В Киеве и Харькове говорят по-русски и считают себя добрыми украинцами. В Крыму считают, что ничего общего с Украиной не имеют, поскольку говорят по-русски.

Для англоканадца нет более страшного оскорбления, чем спутать его с американцем-янки, от которого он совершенно ничем не отличается. Франкоканадцы традиционно недолюбливали своих англоязычных соседей, но долгое время были самыми отчаянными патриотами Британской империи, которая их завоевала и языка которой они толком не понимали.

Арабы до сих пор не могут понять, принадлежат они к единой нации или же отдельными, пусть и родственными, нациями являются египтяне, ливийцы, иракцы и т.д. В Латинской Америке времен борьбы за независимость мечтали о единой нации, противостоящей говорящим на том же языке и таким же католикам-испанцам. Но за распадом Испанской империи последовал и распад Великой Колумбии, в результате которой сложились различные нации - с собственными традициями, культурой, историей.

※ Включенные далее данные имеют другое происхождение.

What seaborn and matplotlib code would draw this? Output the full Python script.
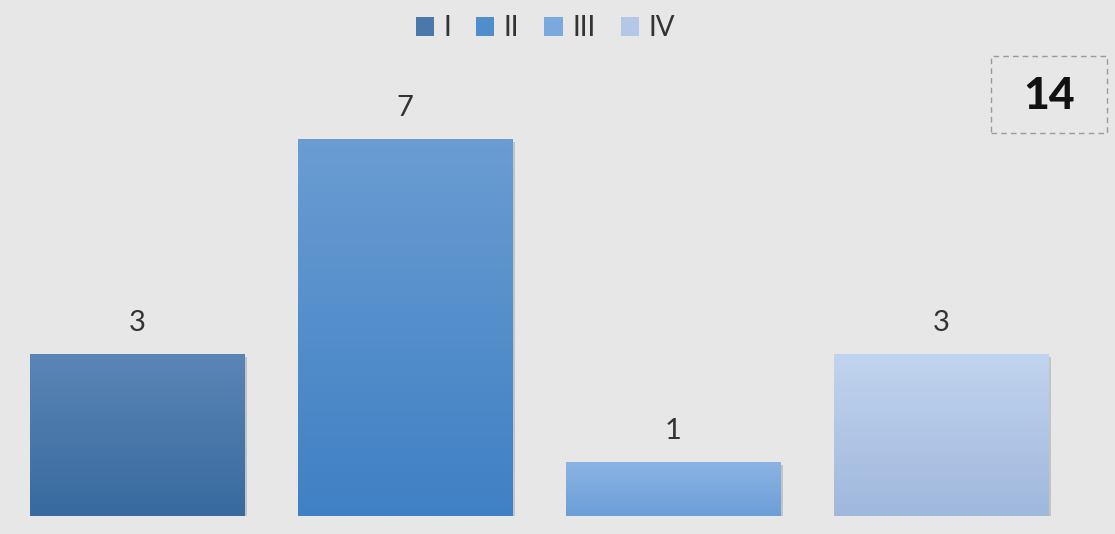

Список можно продолжить. Ведь даже самый простой, казалось бы, признак - «общность языка» - не является бесспорным. Границы между языками и диалектами расплывчаты. Российская империя не признавала за украинским языком права на существование, он считался диалектом. И в самом деле, различия между украинским и русским, белорусским и русским языками не больше (а в ряде случаев -меньше), чем различия между диалектами в Италии и Гер мании.

Когда в конце XIX века формировались современные балканские языки, филологи, движимые романтической традицией, отправлялись в самые отдаленные горные деревни, чтобы записать там «настоящий» сербский или болгарский. Болгары записывали норму языка на востоке страны, сербы на западе. Если бы они поступили наоборот и записывали язык, на котором говорили в приграничных селениях, Болгария и Сербия сегодня говорили бы на одном языке. А македонский, признанный языком в Югославии, так и остался диалектом в Болгарии.

Когда одного известного филолога спросили, в чем все таки принципиальное различие между языком и диалектом, он, подумав, ответил: у языка есть армия.

В этом, пожалуй, и ответ на все вопросы. Не единство языка, крови или веры создает нацию, а государство.